When we are born into this world, we are given a name by which our family and friends, and society both local and in general, may recognise our individuality as physical entities. It is the system by which our family, tribe and its global location is also made identifiable, and as we grow into adulthood becomes part of our personal awareness and impacts on that of others – for good or ill.
It’s a fact that if a number is actually substituted for someone’s name it robs them of that personal identity and dehumanises them. However, adding a number to that name as a method for administrating services in an organised and civilised society is of course a different concept. The former is a method of subjugation and control of a different order, and one that is also employed by societies who lay claim to be humane.
Prison inmates have long had a number substituted for their names in these as in those who make no such claims.
The following passage is the address given in a Christmas-time service at the Southwick Community Centre near Hove and Worthing in Sussex, England a few years ago, before the healing prayers and demonstration of mediumship.
Names are important to us who live here on the earth. They are a means of identification for other people – and also give us as individual human beings a sense of our uniqueness. We talk about the importance of having a good name – and no one wants a bad name! Among all the billions of named people who have ever lived on the earth only a relatively few names have been recorded for posterity.
Many of these are remembered for the terrible things they did while they were here; it doesn’t seem fair that so many who lived good lives and had good names during those lives are not remembered. Perhaps then how we live is much more important than to be remembered by name down here – we are told that we are every one of us known to God, and that our names will be written on the heavenly register.
But then again we are told that each of our lives is important in as much as we have tried to do our best in whichever way we can. If we follow the instruction handed out about five thousand years and so many generations ago, to honour our father and our mother, and to love our neighbour, repeated again by Jesus nearly 2,000 years ago, then that shall surely take care of our good name – to be individually remembered down here or not!
But this is a day we’ve set aside to remember the names of our loved ones and those of others unknown to us before now.
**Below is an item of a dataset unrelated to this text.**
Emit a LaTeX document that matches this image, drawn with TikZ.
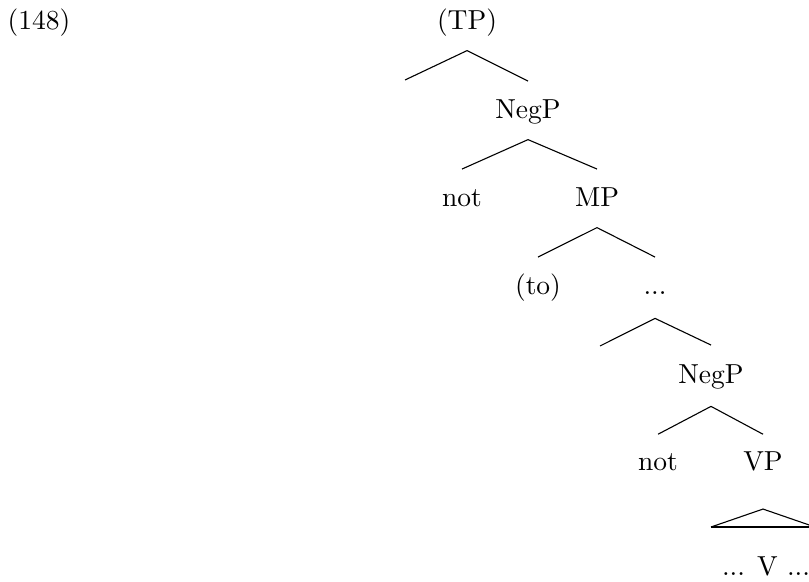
\documentclass[tikz,border=0pt]{standalone}
\usepackage{tikz}
\tikzset{
  lbl/.style={anchor=base, inner sep=0pt},
  branch/.style={line width=0.4pt},
  roof/.style={line width=0.8pt},
}

\begin{document}
\begin{tikzpicture}[x=0.3636pt, y=-0.3636pt]
\useasboundingbox (0,0) rectangle (809,581);
\clip (0,0) rectangle (809,581);
\node[lbl] (exno) at (39,30) {(148)};
\node[lbl] (tp) at (467,30) {(TP)};
\coordinate (tpleft) at (405,80);
\node[lbl] (negpa) at (528,119) {NegP};
\node[lbl] (nota) at (462,207) {not};
\node[lbl] (mp) at (597,207) {MP};
\node[lbl] (to) at (538,295) {(to)};
\node[lbl] (dots) at (655,295) {...};
\coordinate (dotsleft) at (600,346);
\node[lbl] (negpb) at (711,383) {NegP};
\node[lbl] (notb) at (658,470) {not};
\node[lbl] (vp) at (763,470) {VP};
\node[lbl] (vcore) at (766,575) {... V ...};
\coordinate (roofl) at (711,527);
\coordinate (roofr) at (815,527);

\draw[branch] ([yshift=-7.5pt]tp.base) -- (tpleft);
\draw[branch] ([yshift=-7.5pt]tp.base) -- ([yshift=13.8pt]negpa.base);
\draw[branch] ([yshift=-7.5pt]negpa.base) -- ([yshift=13.8pt]nota.base);
\draw[branch] ([yshift=-7.5pt]negpa.base) -- ([yshift=13.8pt]mp.base);
\draw[branch] ([yshift=-7.5pt]mp.base) -- ([yshift=13.8pt]to.base);
\draw[branch] ([yshift=-7.5pt]mp.base) -- ([yshift=13.8pt]dots.base);
\draw[branch] ([yshift=-8.5pt]dots.base) -- (dotsleft);
\draw[branch] ([yshift=-8.5pt]dots.base) -- ([yshift=13.8pt]negpb.base);
\draw[branch] ([yshift=-8.5pt]negpb.base) -- ([yshift=13pt]notb.base);
\draw[branch] ([yshift=-8.5pt]negpb.base) -- ([yshift=13pt]vp.base);
% roof over the VP
\draw[branch] (roofl) -- ([yshift=-14.2pt]vp.base) -- (roofr);
\draw[roof] (roofl) -- (roofr);
\end{tikzpicture}
\end{document}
To remember their names is a blessing both for us and for them. Those whose names we don’t know and known only unto God are also included here tonight. As Jesus said to his disciples: “Rejoice because your names are written in heaven” recorded in Luke Chapter10 Verse 20.
I will take you into the silent prayers we send out during the next few minutes with the words written in his last letter from Vilna, Lithuania, in 1941 by a young Jew called David Berger before he was murdered by the Nazis during World War II: “I should like someone to remember that there once lived a person named David Berger.”
Can you please put his name and those of your loved ones and those of those whose names are not known to you but known to their own family and friends in your own prayers this day. Amen.
I produced this page on the day set apart by American Jews to remember all those thousands of members of the Jewish community who were killed in Lithuania. A service held at noon at the 5th Avenue, 5,East 62nd Street Synagogue in Manhattan on the 25th October 2015.